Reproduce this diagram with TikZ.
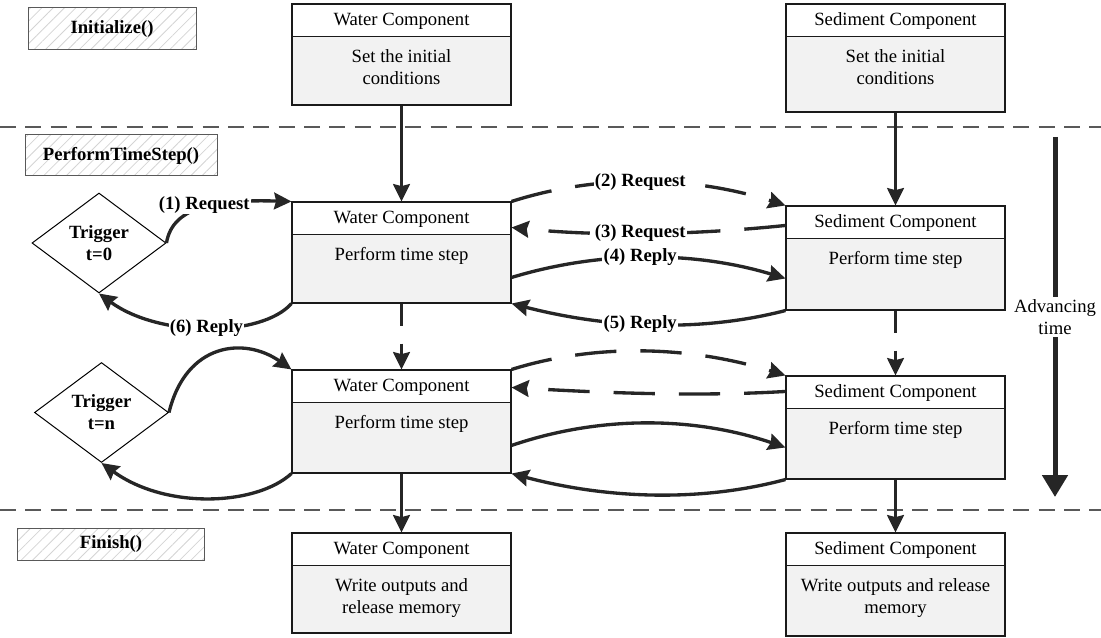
\documentclass[tikz,border=0pt]{standalone}
\usepackage{fontspec}
\setmainfont{Liberation Serif}
\usetikzlibrary{arrows.meta,shapes.geometric,patterns.meta,calc}
\definecolor{conncol}{HTML}{262626}
\definecolor{boxline}{HTML}{1A1A1A}
\definecolor{bodygray}{HTML}{F2F2F2}
\definecolor{sepgray}{HTML}{595959}
\definecolor{hatchgray}{HTML}{D4D4D4}
\definecolor{lblline}{HTML}{595959}
\newcommand\fsz{\fontsize{14pt}{16.5pt}\selectfont}
\begin{document}
\begin{tikzpicture}[x=0.75pt,y=-0.75pt, font=\fsz,
  compbox/.style={draw=boxline, fill=bodygray, line width=0.8pt, minimum width=164.25pt, inner sep=0pt},
  hdrbox/.style={draw=boxline, fill=white, line width=0.8pt, minimum width=164.25pt, minimum height=24.4pt, inner sep=0pt, anchor=north, text height=0.75em, text depth=0pt},
  bodytext/.style={anchor=north, align=center, inner sep=0pt, yshift=-9.3pt},
  trig/.style={diamond, draw=black, line width=0.75pt, fill=white, minimum width=100.5pt, minimum height=75pt, inner sep=0pt, align=center, font=\fsz\bfseries},
  phasebox/.style={draw=lblline, line width=0.75pt, pattern={Lines[angle=45,distance=6pt,line width=0.6pt]}, pattern color=hatchgray, inner sep=0pt, font=\fsz\bfseries},
  sepline/.style={draw=sepgray, line width=1.5pt, dash pattern=on 12pt off 7pt},
  arrowtip/.style={-{Stealth[length=13pt,width=12.5pt,inset=1.5pt]}},
  conn/.style={draw=conncol, line width=2.5pt, arrowtip},
  dconn/.style={conn, dash pattern=on 31pt off 18pt},
  vdconn/.style={conn, dash pattern=on 16.5pt off 13.5pt},
  elabel/.style={fill=white, inner sep=1pt, font=\fsz\bfseries},
  advarrow/.style={draw=conncol, line width=3.75pt, -{Triangle[length=16.5pt,width=18.75pt]}}
]
\useasboundingbox (0,0) rectangle (1101,638);

% separators
\coordinate (sepAl) at (0,127); \coordinate (sepAr) at (1101,127);
\coordinate (sepBl) at (0,510); \coordinate (sepBr) at (1101,510);
\draw[sepline] (sepAl) -- (sepAr);
\draw[sepline] (sepBl) -- (sepBr);

% phase labels
\node[phasebox, minimum width=126pt, minimum height=31.5pt] (init) at (112,29) {Initialize()};
\node[phasebox, minimum width=144pt, minimum height=30.75pt] (pts) at (121,155.5) {PerformTimeStep()};
\node[phasebox, minimum width=140.6pt, minimum height=24pt] (fin) at (111,544) {Finish()};

% water components
\node[compbox, minimum height=75.75pt] (W1) at (401.5,54.5) {};
\node[hdrbox] (W1h) at (W1.north) {Water Component};
\node[bodytext] (W1t) at (W1h.south) {Set the initial\\conditions};

\node[compbox, minimum height=75.75pt] (W2) at (401.5,252.5) {};
\node[hdrbox] (W2h) at (W2.north) {Water Component};
\node[bodytext] (W2t) at (W2h.south) {Perform time step};

\node[compbox, minimum height=77.25pt] (W3) at (401.5,421.5) {};
\node[hdrbox] (W3h) at (W3.north) {Water Component};
\node[bodytext] (W3t) at (W3h.south) {Perform time step};

\node[compbox, minimum height=75pt] (W4) at (401.5,583) {};
\node[hdrbox] (W4h) at (W4.north) {Water Component};
\node[bodytext] (W4t) at (W4h.south) {Write outputs and\\release memory};

% sediment components
\node[compbox, minimum height=81pt] (S1) at (895.5,58) {};
\node[hdrbox] (S1h) at (S1.north) {Sediment Component};
\node[bodytext] (S1t) at (S1h.south) {Set the initial\\conditions};

\node[compbox, minimum height=78pt] (S2) at (895.5,258) {};
\node[hdrbox] (S2h) at (S2.north) {Sediment Component};
\node[bodytext] (S2t) at (S2h.south) {Perform time step};

\node[compbox, minimum height=77.25pt] (S3) at (895.5,427.5) {};
\node[hdrbox] (S3h) at (S3.north) {Sediment Component};
\node[bodytext] (S3t) at (S3h.south) {Perform time step};

\node[compbox, minimum height=77.25pt] (S4) at (895.5,584.5) {};
\node[hdrbox] (S4h) at (S4.north) {Sediment Component};
\node[bodytext] (S4t) at (S4h.south) {Write outputs and release\\memory};

% triggers
\node[trig] (t0) at (99,243) {Trigger\\t=0};
\node[trig] (tn) at (101.5,412.5) {Trigger\\t=n};

% vertical connectors
\draw[conn] (W1.south) -- (W2.north);
\draw[conn] (S1.south) -- (S2.north);
\draw[vdconn] (W2.south) -- (W3.north);
\draw[vdconn] (S2.south) -- (S3.north);
\draw[conn] (W3.south) -- (W4.north);
\draw[conn] (S3.south) -- (S4.north);

% time step 0
\draw[conn] (t0.east) .. controls +(6,-38) and +(-72,-2) .. node[elabel, pos=0.5, yshift=2pt] (l1) {(1) Request} (W2.north west);
\draw[conn] (W2.south west) .. controls +(-30,34) and +(60,44) .. node[elabel] (l6) {(6) Reply} (t0.south);
\draw[dconn] (W2.north east) .. controls +(90,-28.7) and +(-90,-28.7) .. node[elabel, pos=0.47] (l2) {(2) Request} (S2.north west);
\draw[dconn] ($(S2.north west)+(0,20)$) .. controls +(-90,9.3) and +(90,9.3) .. node[elabel, pos=0.53] (l3) {(3) Request} ($(W2.north east)+(0,26)$);
\draw[conn] ($(W2.north east)+(0,76)$) .. controls +(90,-27.3) and +(-90,-27.3) .. node[elabel, pos=0.47] (l4) {(4) Reply} ($(S2.north west)+(0,73)$);
\draw[conn] (S2.south west) .. controls +(-90,23.3) and +(90,23.3) .. node[elabel, pos=0.53] (l5) {(5) Reply} (W2.south east);

% time step n
\draw[conn] (tn.east) .. controls +(17,-70) and +(-47,-33) .. (W3.north west);
\draw[conn] (W3.south west) .. controls +(-35,32) and +(65,47) .. (tn.south);
\draw[dconn] (W3.north east) .. controls +(90,-28) and +(-90,-28) .. (S3.north west);
\draw[dconn] ($(S3.north west)+(0,16)$) .. controls +(-90,5.3) and +(90,5.3) .. ($(W3.north east)+(0,18)$);
\draw[conn] ($(W3.north east)+(0,76)$) .. controls +(90,-30.7) and +(-90,-30.7) .. ($(S3.north west)+(0,72)$);
\draw[conn] (S3.south west) .. controls +(-90,24) and +(90,24) .. (W3.south east);

% advancing time
\coordinate (advtop) at (1055,137);
\coordinate (advbot) at (1055,497);
\draw[advarrow] (advtop) -- node[fill=white, inner sep=2pt, align=center, font=\fsz] (advlbl) {Advancing\\time} (advbot);
\end{tikzpicture}
\end{document}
■ ■ ■ ■
### STATED GOAL
Leave out the pictures, then repeat the listing above exactly from its first line to the line with "(0,0) rectangle (1101,638);", inclusive.

### EXERCISE OUTPUT
Reproduce this diagram with TikZ.
\documentclass[tikz,border=0pt]{standalone}
\usepackage{fontspec}
\setmainfont{Liberation Serif}
\usetikzlibrary{arrows.meta,shapes.geometric,patterns.meta,calc}
\definecolor{conncol}{HTML}{262626}
\definecolor{boxline}{HTML}{1A1A1A}
\definecolor{bodygray}{HTML}{F2F2F2}
\definecolor{sepgray}{HTML}{595959}
\definecolor{hatchgray}{HTML}{D4D4D4}
\definecolor{lblline}{HTML}{595959}
\newcommand\fsz{\fontsize{14pt}{16.5pt}\selectfont}
\begin{document}
\begin{tikzpicture}[x=0.75pt,y=-0.75pt, font=\fsz,
  compbox/.style={draw=boxline, fill=bodygray, line width=0.8pt, minimum width=164.25pt, inner sep=0pt},
  hdrbox/.style={draw=boxline, fill=white, line width=0.8pt, minimum width=164.25pt, minimum height=24.4pt, inner sep=0pt, anchor=north, text height=0.75em, text depth=0pt},
  bodytext/.style={anchor=north, align=center, inner sep=0pt, yshift=-9.3pt},
  trig/.style={diamond, draw=black, line width=0.75pt, fill=white, minimum width=100.5pt, minimum height=75pt, inner sep=0pt, align=center, font=\fsz\bfseries},
  phasebox/.style={draw=lblline, line width=0.75pt, pattern={Lines[angle=45,distance=6pt,line width=0.6pt]}, pattern color=hatchgray, inner sep=0pt, font=\fsz\bfseries},
  sepline/.style={draw=sepgray, line width=1.5pt, dash pattern=on 12pt off 7pt},
  arrowtip/.style={-{Stealth[length=13pt,width=12.5pt,inset=1.5pt]}},
  conn/.style={draw=conncol, line width=2.5pt, arrowtip},
  dconn/.style={conn, dash pattern=on 31pt off 18pt},
  vdconn/.style={conn, dash pattern=on 16.5pt off 13.5pt},
  elabel/.style={fill=white, inner sep=1pt, font=\fsz\bfseries},
  advarrow/.style={draw=conncol, line width=3.75pt, -{Triangle[length=16.5pt,width=18.75pt]}}
]
\useasboundingbox (0,0) rectangle (1101,638);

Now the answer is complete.